Reproduce, character for character, the lines below from the first through the one with "(990,607.7) rectangle (1886,1009.3);". Leave pictures out.
::: PROVIDED MATERIAL
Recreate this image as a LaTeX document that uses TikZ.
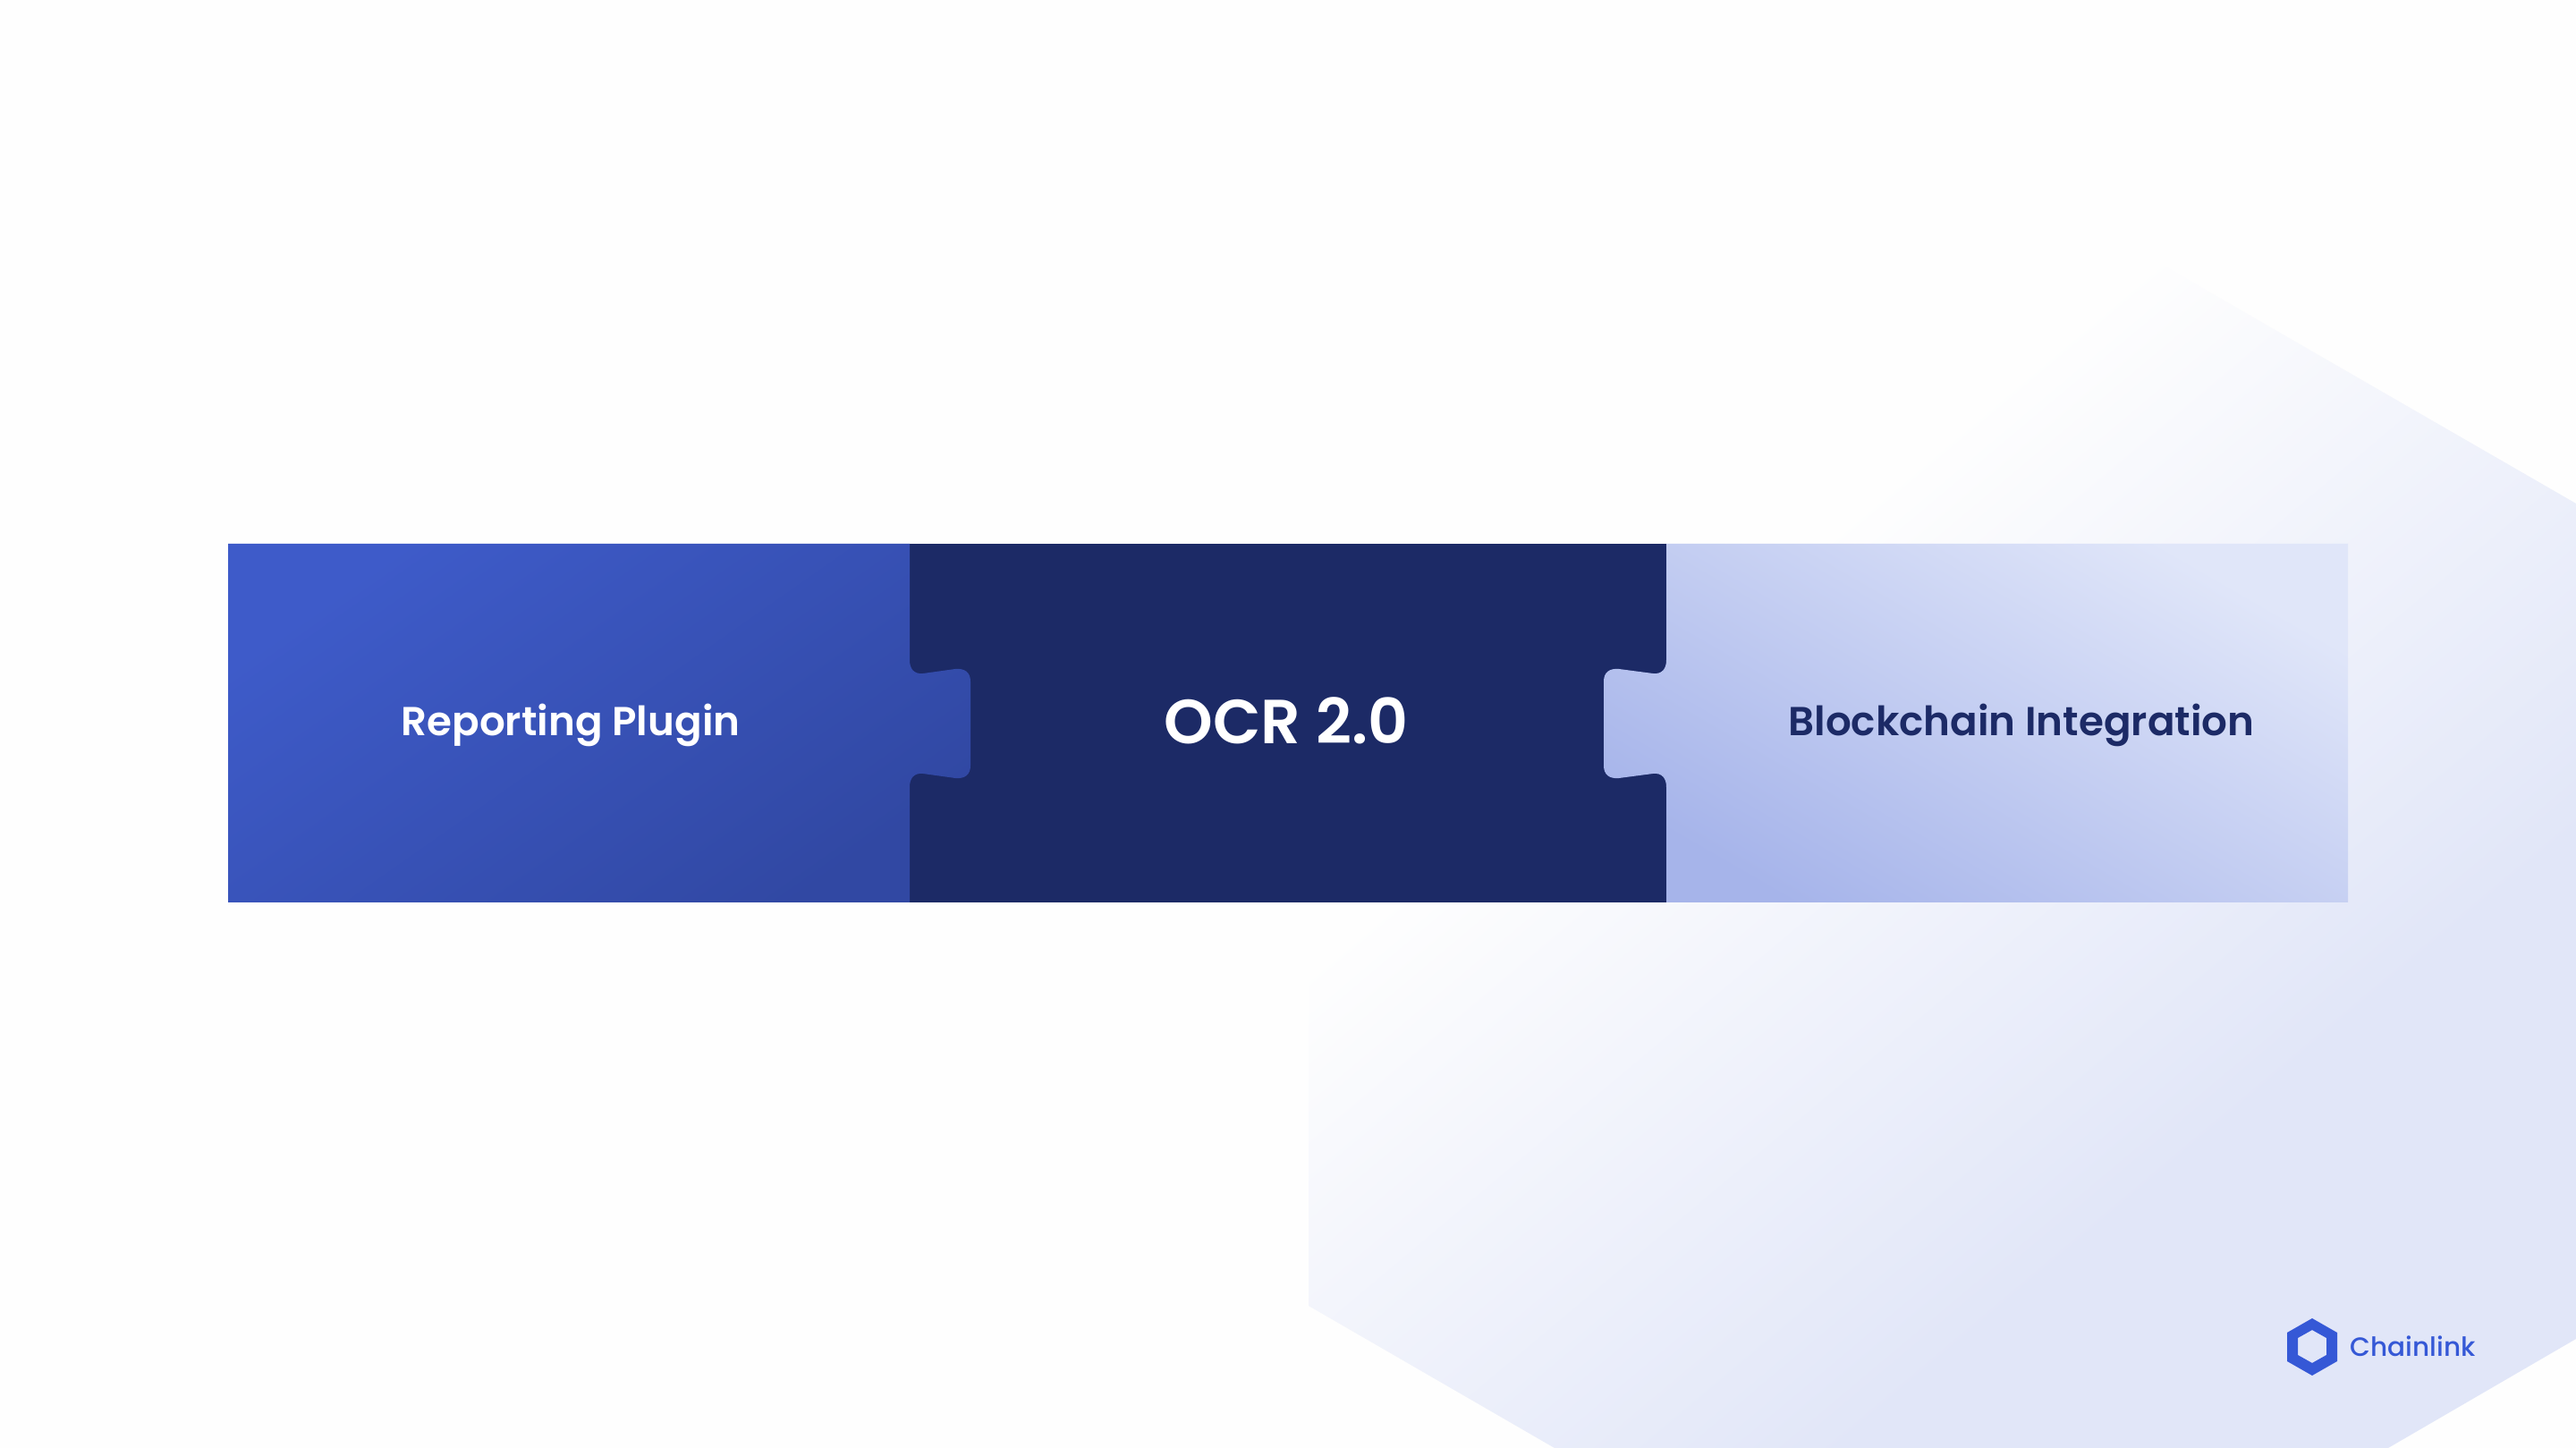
\documentclass[tikz,border=0pt]{standalone}
\usepackage{fontspec}
\setmainfont{Poppins}
\newfontfamily\lblfont[UprightFont=* SemiBold]{Poppins}
\newfontfamily\logofont[UprightFont=* Medium]{Poppins}
\definecolor{pagewhite}{HTML}{FEFEFE}
\definecolor{hexblue}{HTML}{E1E6F8}
\definecolor{nightblue}{HTML}{1C2A66}
\definecolor{plugtop}{HTML}{3E5BC9}
\definecolor{plugend}{HTML}{3148A3}
\definecolor{chainlow}{HTML}{A6B4EA}
\definecolor{chainhigh}{HTML}{E0E6F9}
\definecolor{linkblue}{HTML}{3558D6}
\pgfdeclareverticalshading{hexfade}{100bp}{color(0bp)=(hexblue); color(33bp)=(hexblue); color(61bp)=(pagewhite); color(100bp)=(pagewhite)}
\tikzstyle{lbl} = [font=\lblfont\fontsize{12.85pt}{15pt}\selectfont, inner sep=0pt]
\tikzstyle{bigLbl} = [font=\lblfont\fontsize{19.8pt}{24pt}\selectfont, inner sep=0pt, text=white]
\tikzstyle{logoLbl} = [font=\logofont\fontsize{8.4pt}{11pt}\selectfont, inner sep=0pt, text=linkblue, anchor=west]
\begin{document}
\begin{tikzpicture}[x=0.01cm,y=-0.01cm]
  \useasboundingbox (0,0) rectangle (2880,1619);
  \fill[pagewhite] (0,0) rectangle (2880,1619);

  % big hexagon, cut off by the page
  \shade[shading=hexfade, shading angle=40] (2204,173) -- (2880,563) -- (2880,1497) -- (2670,1619)
    -- (1738,1619) -- (1463,1460) -- (1463,601) -- cycle;

  % middle piece lies under the others
  \fill[nightblue] (990,607.7) rectangle (1886,1009.3);

  \shade[top color=plugtop, bottom color=plugend, shading angle=35]
    (255,608) -- (1017,608) -- (1017,738)
    .. controls (1017,748) and (1022,754) .. (1032,753) -- (1068,748)
    .. controls (1079,747) and (1085,752) .. (1085,762) -- (1085,856)
    .. controls (1085,866) and (1079,871) .. (1068,870) -- (1032,865)
    .. controls (1022,864) and (1017,870) .. (1017,880) -- (1017,1009) -- (255,1009) -- cycle;

  \shade[top color=chainhigh, bottom color=chainlow, shading angle=-30]
    (2625,608) -- (1863,608) -- (1863,738)
    .. controls (1863,748) and (1858,754) .. (1848,753) -- (1810,748)
    .. controls (1799,747) and (1793,752) .. (1793,762) -- (1793,856)
    .. controls (1793,866) and (1799,871) .. (1810,870) -- (1848,865)
    .. controls (1858,864) and (1863,870) .. (1863,880) -- (1863,1009) -- (2625,1009) -- cycle;

  \node[lbl, text=white] (plugin) at (638,811) {Reporting Plugin};
  \node[bigLbl] (ocr) at (1438,806) {OCR 2.0};
  \node[lbl, text=nightblue] (chain) at (2260,811) {Blockchain Integration};

  % logo
  \fill[linkblue, even odd rule] (2585,1474) -- (2613,1490) -- (2613,1522) -- (2585,1538) -- (2557,1522) -- (2557,1490) -- cycle
    (2585,1487) -- (2601,1496) -- (2601,1515) -- (2585,1524) -- (2569,1515) -- (2569,1496) -- cycle;
  \node[logoLbl] (brand) at (2627,1505) {Chainlink};
\end{tikzpicture}
\end{document}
::::::
RESULT FOR THIS TASK:
Recreate this image as a LaTeX document that uses TikZ.
\documentclass[tikz,border=0pt]{standalone}
\usepackage{fontspec}
\setmainfont{Poppins}
\newfontfamily\lblfont[UprightFont=* SemiBold]{Poppins}
\newfontfamily\logofont[UprightFont=* Medium]{Poppins}
\definecolor{pagewhite}{HTML}{FEFEFE}
\definecolor{hexblue}{HTML}{E1E6F8}
\definecolor{nightblue}{HTML}{1C2A66}
\definecolor{plugtop}{HTML}{3E5BC9}
\definecolor{plugend}{HTML}{3148A3}
\definecolor{chainlow}{HTML}{A6B4EA}
\definecolor{chainhigh}{HTML}{E0E6F9}
\definecolor{linkblue}{HTML}{3558D6}
\pgfdeclareverticalshading{hexfade}{100bp}{color(0bp)=(hexblue); color(33bp)=(hexblue); color(61bp)=(pagewhite); color(100bp)=(pagewhite)}
\tikzstyle{lbl} = [font=\lblfont\fontsize{12.85pt}{15pt}\selectfont, inner sep=0pt]
\tikzstyle{bigLbl} = [font=\lblfont\fontsize{19.8pt}{24pt}\selectfont, inner sep=0pt, text=white]
\tikzstyle{logoLbl} = [font=\logofont\fontsize{8.4pt}{11pt}\selectfont, inner sep=0pt, text=linkblue, anchor=west]
\begin{document}
\begin{tikzpicture}[x=0.01cm,y=-0.01cm]
  \useasboundingbox (0,0) rectangle (2880,1619);
  \fill[pagewhite] (0,0) rectangle (2880,1619);

  % big hexagon, cut off by the page
  \shade[shading=hexfade, shading angle=40] (2204,173) -- (2880,563) -- (2880,1497) -- (2670,1619)
    -- (1738,1619) -- (1463,1460) -- (1463,601) -- cycle;

  % middle piece lies under the others
  \fill[nightblue] (990,607.7) rectangle (1886,1009.3);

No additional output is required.